Too Close to Hate
I had been a Christian for years, but I hated myself. That shouldn’t be possible, but I did. I was preaching grace, but showing myself none. It struck me one night as I sat in my apartment. I really dfo hate myself, I thought. I realized how wrong that was, and that it needed to change.
It’s not an easy thing to change.
It took a lot of prayer to get there. In particular, one especially powerful prayer and the agency of God in addressing the lies I’d come to believe about myself. Honestly, it took supernatural healing. There was a moment that God did something, and ever since, I have not been able to honestly say that I hate myself. He did something in me.
What remains to be overcome is my hatred of imperfection. That still remains. I hate my own flaws, in that drains me of grace when I encounter other people’s flaws. When people make mistakes, I’m extremely intolerant. I think it’s because I fought so hard not to make mistakes in my life. I see other people not fighting as hard — that is, being happier and freer — I react very strongly against that.
I’m especially intolerant of Christians making mistakes. You’re making us look bad, I think. To be honest, I’ve had some horrible thoughts about Christians who I think have low intelligence. I can’t bear to think how that makes us look in the eyes of a culture that already thinks of us as stupid and misled.
I think I was taught that, essentially, mistakes are sins. I can’t remember anyone ever actually saying that, but I think it’s something a lot of influential people in my life implied very heavily, at least by their actions. Somehow, I came to believe that all mistakes are the result of negligence or some other personal deficiency. If you forget what somebody says, it’s because you weren’t paying close enough attention. If you were shown how to do something right but it didn’t do it, you don’t care enough to do it right.
The problem is, one way or another, I learned these mistaken ideas so thoroughly that they still sound right to me. They still seem kind of reasonable. I’m having to fight hard to remember that there is such a thing as a mistake. I have to check myself, tell myself the truth over and over until it sounds true to me.
In my recent fight against all this, I read a book called The Search for Significance. In it, the author addresses several common lies that people believe, which leads them toward depression. One of those lies is that if you are imperfect, you are unworthy of love.
When I read that, I realized how deeply I believed it.
Despite being a Christian pastor for several years, despite believing wholeheartedly in the love and grace of God, something deep inside me still believed that because I was not flawless in my every word and deed, I was not worthy to be loved by anyone. I also realized that I believed this very deeply for myself, but not for others. Mind you, I knew intellectually that God’s love and grace extend to everyone including me. I accepted that. I just didn’t feel it. That’s what I mean when I say that I believed myself unworthy of love. I didn’t feel worthy of love. Something deep in my being would not allow what I believed in my mind to reach my heart. Not where it concerned myself.

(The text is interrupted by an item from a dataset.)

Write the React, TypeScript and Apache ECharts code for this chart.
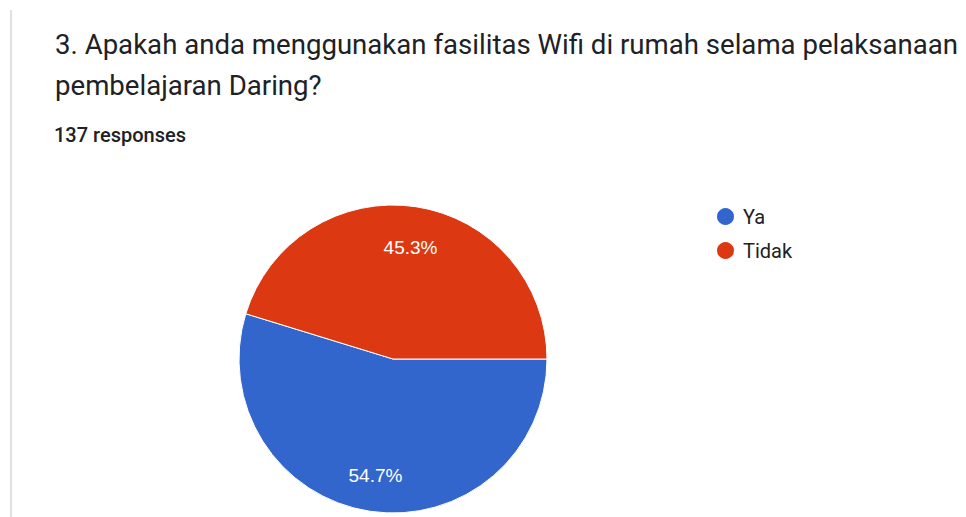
import React, { useEffect, useRef } from "react";
import * as echarts from "echarts";

const titleLines = [
  "3. Apakah anda menggunakan fasilitas Wifi di rumah selama pelaksanaan",
  "pembelajaran Daring?",
];
const responsesText = "137 responses";
const categories = ["Ya", "Tidak"];
const counts = [75, 62];
const colors = ["#3366cc", "#dc3912"];

export default function App() {
  const ref = useRef<HTMLDivElement>(null);
  useEffect(() => {
    if (!ref.current) return;
    const chart = echarts.init(ref.current, null, { renderer: "svg" });
    const data = categories.map((name, i) => ({
      name,
      value: counts[i],
      itemStyle: { color: colors[i] },
    }));
    const total = counts.reduce((a, b) => a + b, 0);
    const labelOffsets = [[0, 0], [0, 5]];
    chart.setOption({
      animation: false,
      backgroundColor: "#ffffff",
      title: [
        {
          text: titleLines.join("\n"),
          left: 55,
          top: 24,
          padding: 0,
          textStyle: {
            fontFamily: "Roboto",
            fontSize: 27.6,
            fontWeight: "normal",
            color: "#202124",
            lineHeight: 41,
          },
        },
        {
          text: responsesText,
          left: 54,
          top: 125,
          padding: 0,
          textStyle: {
            fontFamily: "Roboto",
            fontSize: 20,
            fontWeight: 500,
            color: "#202124",
          },
        },
      ],
      legend: {
        orient: "vertical",
        left: 715,
        top: 206,
        padding: 0,
        icon: "circle",
        itemWidth: 19,
        itemHeight: 19,
        itemGap: 13,
        data: categories,
        textStyle: {
          fontFamily: "Roboto",
          fontSize: 20,
          lineHeight: 20,
          fontWeight: "normal",
          color: "#222222",
          padding: [0, 0, 0, 3],
        },
      },
      graphic: [
        {
          type: "line",
          shape: { x1: 11, y1: 10, x2: 11, y2: 517 },
          style: { stroke: "#e0e0e0", lineWidth: 2 },
        },
      ],
      series: [
        {
          type: "pie",
          center: [393, 359],
          radius: [0, 154],
          startAngle: 0,
          clockwise: true,
          data,
          label: { show: false },
          labelLine: { show: false },
          itemStyle: { borderColor: "#ffffff", borderWidth: 1 },
          emphasis: { disabled: true },
        },
        {
          type: "pie",
          center: [393, 359],
          radius: [0, 230],
          startAngle: 0,
          clockwise: true,
          silent: true,
          data: categories.map((name, i) => ({
            name,
            value: counts[i],
            itemStyle: { color: "rgba(0,0,0,0)" },
            label: { offset: labelOffsets[i] },
          })),
          label: {
            show: true,
            position: "inner",
            formatter: (p: any) => ((p.value / total) * 100).toFixed(1) + "%",
            color: "#ffffff",
            fontFamily: "Arial, Liberation Sans",
            fontSize: 19,
          },
          labelLine: { show: false },
          emphasis: { disabled: true },
          z: 3,
        },
      ],
    });
    return () => chart.dispose();
  }, []);
  return (
    <div
      ref={ref}
      style={{ position: "fixed", left: 0, top: 0, width: 966, height: 517 }}
    />
  );
}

So when I began recently rereading the Psalms, there was one that stood out to me. In Psalm 62, David says that his soul finds rest in God. Now, “soul” is one of those words that deserves looking up. We may have grown up with any number of ideas about what the soul really is, but what David means when he says it is the deepest inner self, that place in us that drives our choices and everything else that makes us us.
What David is saying is, his self finds rest in God. And when I read that, I realized how badly I wanted it. That is what I am doing now. Not just to believe, but to believe wholeheartedly and with all of my being, to be so secure in my belief that it dismantles my deepest insecurities.
I believe in God. I put my trust in Jesus. I know for a fact that I am saved. I just need my heart to know that in a new way. And I know that when I do, it will change everything.